Walking our bikes through the lush, steep hills was beautiful, if difficult work.  We sent Joel ahead on his bike to look for the farm, and lucky we did because Joel found his most of his host family loaded up in the truck and about to leave.  That load was full, but his host dad assured us he would be back in about an hour for us.  Learning about “Galapagos time,” we spent not an hour, but the rest of the afternoon and evening helping the rest of the family plant cassava, playing card games, and having a rollicking good time.  While nothing went according to plan, we adapted to our situation and opened ourselves to have a more fun and rewarding day than we could have expected.  An adventure, started for the sake of homework, finished with making great friends.  After years away from the island we still keep in touch.  Now that I am headed back to Isabela as IOI’s new Assistant Director for Education and Outreach Programs in Galapagos, I have already emailed my local bicycling friends and planned our next adventure!
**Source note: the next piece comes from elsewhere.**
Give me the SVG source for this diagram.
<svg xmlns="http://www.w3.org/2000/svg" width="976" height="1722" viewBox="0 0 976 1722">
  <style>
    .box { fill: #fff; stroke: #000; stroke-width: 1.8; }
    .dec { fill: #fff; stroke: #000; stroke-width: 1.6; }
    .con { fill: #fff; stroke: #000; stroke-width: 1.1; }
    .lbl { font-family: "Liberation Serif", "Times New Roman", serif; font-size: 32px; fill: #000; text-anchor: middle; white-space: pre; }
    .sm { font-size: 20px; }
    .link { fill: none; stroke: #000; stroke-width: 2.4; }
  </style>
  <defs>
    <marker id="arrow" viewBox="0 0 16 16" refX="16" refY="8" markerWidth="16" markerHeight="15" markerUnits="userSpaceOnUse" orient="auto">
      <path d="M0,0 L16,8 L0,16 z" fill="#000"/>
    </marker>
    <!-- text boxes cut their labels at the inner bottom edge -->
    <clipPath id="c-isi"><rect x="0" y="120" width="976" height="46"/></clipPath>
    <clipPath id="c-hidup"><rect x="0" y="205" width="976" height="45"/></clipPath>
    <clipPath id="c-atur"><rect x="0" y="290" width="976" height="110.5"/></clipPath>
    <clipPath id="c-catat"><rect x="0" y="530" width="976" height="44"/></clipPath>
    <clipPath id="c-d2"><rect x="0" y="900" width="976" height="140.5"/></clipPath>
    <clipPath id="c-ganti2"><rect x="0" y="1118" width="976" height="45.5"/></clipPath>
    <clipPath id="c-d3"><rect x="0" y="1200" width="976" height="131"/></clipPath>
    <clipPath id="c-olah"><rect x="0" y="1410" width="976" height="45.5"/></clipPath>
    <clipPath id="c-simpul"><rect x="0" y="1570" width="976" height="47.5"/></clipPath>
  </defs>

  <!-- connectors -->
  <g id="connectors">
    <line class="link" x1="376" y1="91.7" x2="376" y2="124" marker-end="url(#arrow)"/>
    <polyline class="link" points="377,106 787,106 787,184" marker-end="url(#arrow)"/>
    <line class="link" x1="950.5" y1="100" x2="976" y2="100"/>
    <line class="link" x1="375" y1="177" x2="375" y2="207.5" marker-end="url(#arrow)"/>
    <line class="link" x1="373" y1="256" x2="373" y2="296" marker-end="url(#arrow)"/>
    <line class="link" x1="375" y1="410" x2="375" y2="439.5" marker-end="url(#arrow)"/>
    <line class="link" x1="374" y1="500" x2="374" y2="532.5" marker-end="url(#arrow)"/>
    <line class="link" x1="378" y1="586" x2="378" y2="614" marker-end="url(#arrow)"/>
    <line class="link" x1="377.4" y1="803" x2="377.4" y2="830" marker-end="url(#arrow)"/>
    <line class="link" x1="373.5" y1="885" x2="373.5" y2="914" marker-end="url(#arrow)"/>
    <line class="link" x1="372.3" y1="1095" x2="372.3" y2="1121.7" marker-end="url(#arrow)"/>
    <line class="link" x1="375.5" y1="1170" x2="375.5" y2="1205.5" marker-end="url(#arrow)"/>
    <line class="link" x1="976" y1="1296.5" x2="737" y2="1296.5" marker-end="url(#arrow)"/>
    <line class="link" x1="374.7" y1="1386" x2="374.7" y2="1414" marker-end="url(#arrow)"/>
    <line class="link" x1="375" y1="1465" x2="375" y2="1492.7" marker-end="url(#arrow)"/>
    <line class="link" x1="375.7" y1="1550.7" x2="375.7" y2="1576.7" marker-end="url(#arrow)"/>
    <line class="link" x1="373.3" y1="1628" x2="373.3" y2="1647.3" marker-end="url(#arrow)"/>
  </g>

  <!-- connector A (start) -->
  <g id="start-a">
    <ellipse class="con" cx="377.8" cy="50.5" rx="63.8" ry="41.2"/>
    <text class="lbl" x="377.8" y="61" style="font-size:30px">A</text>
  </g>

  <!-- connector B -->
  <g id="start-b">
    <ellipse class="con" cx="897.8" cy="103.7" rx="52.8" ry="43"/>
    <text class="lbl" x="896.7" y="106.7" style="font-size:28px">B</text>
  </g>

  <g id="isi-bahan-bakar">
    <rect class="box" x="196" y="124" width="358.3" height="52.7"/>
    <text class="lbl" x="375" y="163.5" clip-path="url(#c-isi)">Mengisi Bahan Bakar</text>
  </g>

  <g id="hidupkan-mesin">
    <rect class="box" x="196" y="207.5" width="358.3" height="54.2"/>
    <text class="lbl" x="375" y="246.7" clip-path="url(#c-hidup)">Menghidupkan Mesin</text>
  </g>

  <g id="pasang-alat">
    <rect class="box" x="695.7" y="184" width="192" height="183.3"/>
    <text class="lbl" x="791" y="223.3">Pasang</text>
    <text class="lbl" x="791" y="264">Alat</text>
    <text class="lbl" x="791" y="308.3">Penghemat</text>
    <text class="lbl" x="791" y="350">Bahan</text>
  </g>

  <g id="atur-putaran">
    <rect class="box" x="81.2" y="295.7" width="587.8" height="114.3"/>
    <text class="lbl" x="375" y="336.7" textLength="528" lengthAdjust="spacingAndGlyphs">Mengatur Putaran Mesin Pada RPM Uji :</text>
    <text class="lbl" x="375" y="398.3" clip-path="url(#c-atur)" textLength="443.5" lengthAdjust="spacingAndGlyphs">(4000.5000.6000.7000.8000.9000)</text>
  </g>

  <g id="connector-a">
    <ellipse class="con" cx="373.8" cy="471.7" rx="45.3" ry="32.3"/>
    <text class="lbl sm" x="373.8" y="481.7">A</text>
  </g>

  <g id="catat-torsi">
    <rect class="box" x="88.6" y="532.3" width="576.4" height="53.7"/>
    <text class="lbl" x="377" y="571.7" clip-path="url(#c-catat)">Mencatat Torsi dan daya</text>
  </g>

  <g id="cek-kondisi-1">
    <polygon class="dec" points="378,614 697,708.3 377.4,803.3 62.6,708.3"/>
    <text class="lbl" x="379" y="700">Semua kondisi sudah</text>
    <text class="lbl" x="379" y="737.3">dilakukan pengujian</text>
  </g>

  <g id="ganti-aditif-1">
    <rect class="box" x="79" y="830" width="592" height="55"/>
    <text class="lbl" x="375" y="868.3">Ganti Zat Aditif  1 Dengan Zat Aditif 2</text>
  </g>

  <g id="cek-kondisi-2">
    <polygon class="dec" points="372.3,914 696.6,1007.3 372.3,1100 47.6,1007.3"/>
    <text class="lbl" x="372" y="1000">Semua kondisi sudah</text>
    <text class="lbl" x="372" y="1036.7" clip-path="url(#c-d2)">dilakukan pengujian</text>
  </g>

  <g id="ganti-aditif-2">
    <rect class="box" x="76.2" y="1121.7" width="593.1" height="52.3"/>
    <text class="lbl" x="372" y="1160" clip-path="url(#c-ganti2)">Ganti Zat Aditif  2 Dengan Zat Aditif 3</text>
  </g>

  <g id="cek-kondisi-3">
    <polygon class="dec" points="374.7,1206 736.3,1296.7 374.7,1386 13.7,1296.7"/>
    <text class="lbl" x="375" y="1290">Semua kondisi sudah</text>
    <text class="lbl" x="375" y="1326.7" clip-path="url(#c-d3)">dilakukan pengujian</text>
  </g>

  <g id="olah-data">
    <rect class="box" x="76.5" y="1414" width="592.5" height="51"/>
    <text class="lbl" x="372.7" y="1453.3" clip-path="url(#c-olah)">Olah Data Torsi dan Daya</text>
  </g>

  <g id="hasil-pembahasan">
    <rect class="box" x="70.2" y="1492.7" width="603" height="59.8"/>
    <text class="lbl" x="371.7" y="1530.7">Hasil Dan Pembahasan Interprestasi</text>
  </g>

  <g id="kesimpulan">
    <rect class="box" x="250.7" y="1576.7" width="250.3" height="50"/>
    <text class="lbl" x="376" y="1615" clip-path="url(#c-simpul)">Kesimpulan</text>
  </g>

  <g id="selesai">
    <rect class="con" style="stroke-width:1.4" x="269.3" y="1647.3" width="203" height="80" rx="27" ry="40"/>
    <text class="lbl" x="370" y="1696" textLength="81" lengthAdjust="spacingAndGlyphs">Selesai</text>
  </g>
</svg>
This program allowed me to get to know amazing Galapagueños, adventurous travelers, and to get to know myself.  Through UM and IOI’s model for teaching, I found that hands-on experience and learning from local friends and teachers helped me develop and learn more than I could have in a classroom setting.  I saw my friend Erika, who had never left the US before our semester abroad and who spoke no Spanish make so many local friends over her time there by developing her talent to communicate without speaking the same language and also committing to learn Spanish.  Each of my travels has shaped my philosophy and practice of learning and adapting to other cultures. Meeting the incredible team at IOI inspired me by showing me that it is possible, and in fact crucial, for an organization to interweave conservation, community development, and international exchange.